## BEGIN
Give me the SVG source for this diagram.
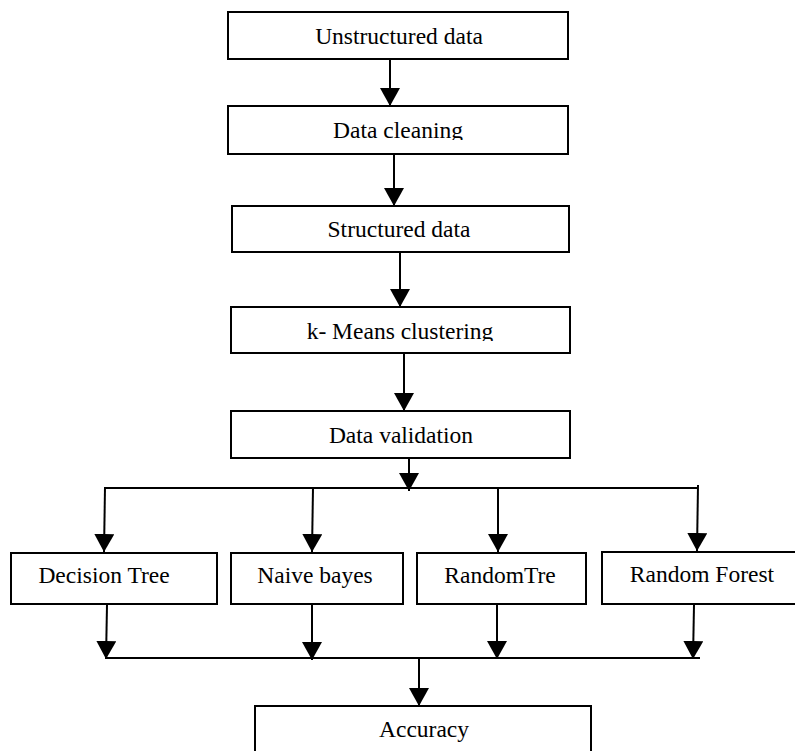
<svg xmlns="http://www.w3.org/2000/svg" width="795" height="751" viewBox="0 0 795 751">
<style>
.box{fill:#fff;stroke:#000;stroke-width:2}
.lbl{font-family:"Liberation Serif","Times New Roman",serif;font-size:23.5px;fill:#000;text-anchor:middle}
.ln{fill:none;stroke:#000;stroke-width:2}
.ar{fill:none;stroke:#000;stroke-width:2;marker-end:url(#ah)}
</style>
<defs>
<marker id="ah" markerUnits="userSpaceOnUse" viewBox="0 -10 18 20" refX="18" refY="0" markerWidth="18" markerHeight="20" orient="auto">
<path d="M0,-10 L18,0 L0,10 z" fill="#000"/>
</marker>
<clipPath id="c2"><rect x="228" y="106" width="340" height="34"/></clipPath>
<clipPath id="c4"><rect x="231" y="307" width="339" height="34"/></clipPath>
</defs>
<rect width="795" height="751" fill="#fff"/>
<g id="connectors">
<line class="ar" x1="390" y1="60" x2="390" y2="106"/>
<line class="ar" x1="394" y1="155" x2="394" y2="206"/>
<line class="ar" x1="400" y1="253" x2="400" y2="307"/>
<line class="ar" x1="404" y1="354" x2="404" y2="411"/>
<line class="ar" x1="409" y1="459" x2="409" y2="491"/>
<line class="ln" x1="105" y1="488" x2="698" y2="488"/>
<line class="ar" x1="105" y1="487" x2="104" y2="552"/>
<line class="ar" x1="313" y1="488" x2="312" y2="552"/>
<line class="ar" x1="498" y1="488" x2="498" y2="552"/>
<line class="ar" x1="698" y1="485" x2="697" y2="551"/>
<line class="ar" x1="107" y1="605" x2="106" y2="659"/>
<line class="ar" x1="312" y1="605" x2="312" y2="660"/>
<line class="ar" x1="497" y1="605" x2="497" y2="659"/>
<line class="ar" x1="694" y1="605" x2="693" y2="659"/>
<line class="ln" x1="105" y1="658" x2="700" y2="658"/>
<line class="ar" x1="419" y1="658" x2="419" y2="706"/>
</g>
<g id="unstructured"><rect class="box" x="228" y="12" width="340" height="47"/><text class="lbl" x="399" y="44">Unstructured data</text></g>
<g id="cleaning"><rect class="box" x="228" y="106" width="340" height="48"/><text class="lbl" x="398" y="138" clip-path="url(#c2)">Data cleaning</text></g>
<g id="structured"><rect class="box" x="232" y="206" width="337" height="46"/><text class="lbl" x="399" y="237">Structured data</text></g>
<g id="kmeans"><rect class="box" x="231" y="307" width="339" height="46"/><text class="lbl" x="400" y="339" clip-path="url(#c4)">k- Means clustering</text></g>
<g id="validation"><rect class="box" x="231" y="411" width="339" height="47"/><text class="lbl" x="401" y="443">Data validation</text></g>
<g id="dtree"><rect class="box" x="11" y="553" width="206" height="51"/><text class="lbl" x="104" y="583">Decision Tree</text></g>
<g id="nbayes"><rect class="box" x="231" y="553" width="172" height="51"/><text class="lbl" x="315" y="583">Naive bayes</text></g>
<g id="randomtre"><rect class="box" x="417" y="553" width="169" height="51"/><text class="lbl" x="500" y="583">RandomTre</text></g>
<g id="rforest"><rect class="box" x="602" y="552" width="200" height="52"/><text class="lbl" x="702" y="582">Random Forest</text></g>
<g id="accuracy"><rect class="box" x="255" y="706" width="336" height="60"/><text class="lbl" x="424" y="737">Accuracy</text></g>
</svg>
## END
_Your objective_
Copy out all of the material exactly as written, without its pictures.

_Response to this task_
Give me the SVG source for this diagram.
<svg xmlns="http://www.w3.org/2000/svg" width="795" height="751" viewBox="0 0 795 751">
<style>
.box{fill:#fff;stroke:#000;stroke-width:2}
.lbl{font-family:"Liberation Serif","Times New Roman",serif;font-size:23.5px;fill:#000;text-anchor:middle}
.ln{fill:none;stroke:#000;stroke-width:2}
.ar{fill:none;stroke:#000;stroke-width:2;marker-end:url(#ah)}
</style>
<defs>
<marker id="ah" markerUnits="userSpaceOnUse" viewBox="0 -10 18 20" refX="18" refY="0" markerWidth="18" markerHeight="20" orient="auto">
<path d="M0,-10 L18,0 L0,10 z" fill="#000"/>
</marker>
<clipPath id="c2"><rect x="228" y="106" width="340" height="34"/></clipPath>
<clipPath id="c4"><rect x="231" y="307" width="339" height="34"/></clipPath>
</defs>
<rect width="795" height="751" fill="#fff"/>
<g id="connectors">
<line class="ar" x1="390" y1="60" x2="390" y2="106"/>
<line class="ar" x1="394" y1="155" x2="394" y2="206"/>
<line class="ar" x1="400" y1="253" x2="400" y2="307"/>
<line class="ar" x1="404" y1="354" x2="404" y2="411"/>
<line class="ar" x1="409" y1="459" x2="409" y2="491"/>
<line class="ln" x1="105" y1="488" x2="698" y2="488"/>
<line class="ar" x1="105" y1="487" x2="104" y2="552"/>
<line class="ar" x1="313" y1="488" x2="312" y2="552"/>
<line class="ar" x1="498" y1="488" x2="498" y2="552"/>
<line class="ar" x1="698" y1="485" x2="697" y2="551"/>
<line class="ar" x1="107" y1="605" x2="106" y2="659"/>
<line class="ar" x1="312" y1="605" x2="312" y2="660"/>
<line class="ar" x1="497" y1="605" x2="497" y2="659"/>
<line class="ar" x1="694" y1="605" x2="693" y2="659"/>
<line class="ln" x1="105" y1="658" x2="700" y2="658"/>
<line class="ar" x1="419" y1="658" x2="419" y2="706"/>
</g>
<g id="unstructured"><rect class="box" x="228" y="12" width="340" height="47"/><text class="lbl" x="399" y="44">Unstructured data</text></g>
<g id="cleaning"><rect class="box" x="228" y="106" width="340" height="48"/><text class="lbl" x="398" y="138" clip-path="url(#c2)">Data cleaning</text></g>
<g id="structured"><rect class="box" x="232" y="206" width="337" height="46"/><text class="lbl" x="399" y="237">Structured data</text></g>
<g id="kmeans"><rect class="box" x="231" y="307" width="339" height="46"/><text class="lbl" x="400" y="339" clip-path="url(#c4)">k- Means clustering</text></g>
<g id="validation"><rect class="box" x="231" y="411" width="339" height="47"/><text class="lbl" x="401" y="443">Data validation</text></g>
<g id="dtree"><rect class="box" x="11" y="553" width="206" height="51"/><text class="lbl" x="104" y="583">Decision Tree</text></g>
<g id="nbayes"><rect class="box" x="231" y="553" width="172" height="51"/><text class="lbl" x="315" y="583">Naive bayes</text></g>
<g id="randomtre"><rect class="box" x="417" y="553" width="169" height="51"/><text class="lbl" x="500" y="583">RandomTre</text></g>
<g id="rforest"><rect class="box" x="602" y="552" width="200" height="52"/><text class="lbl" x="702" y="582">Random Forest</text></g>
<g id="accuracy"><rect class="box" x="255" y="706" width="336" height="60"/><text class="lbl" x="424" y="737">Accuracy</text></g>
</svg>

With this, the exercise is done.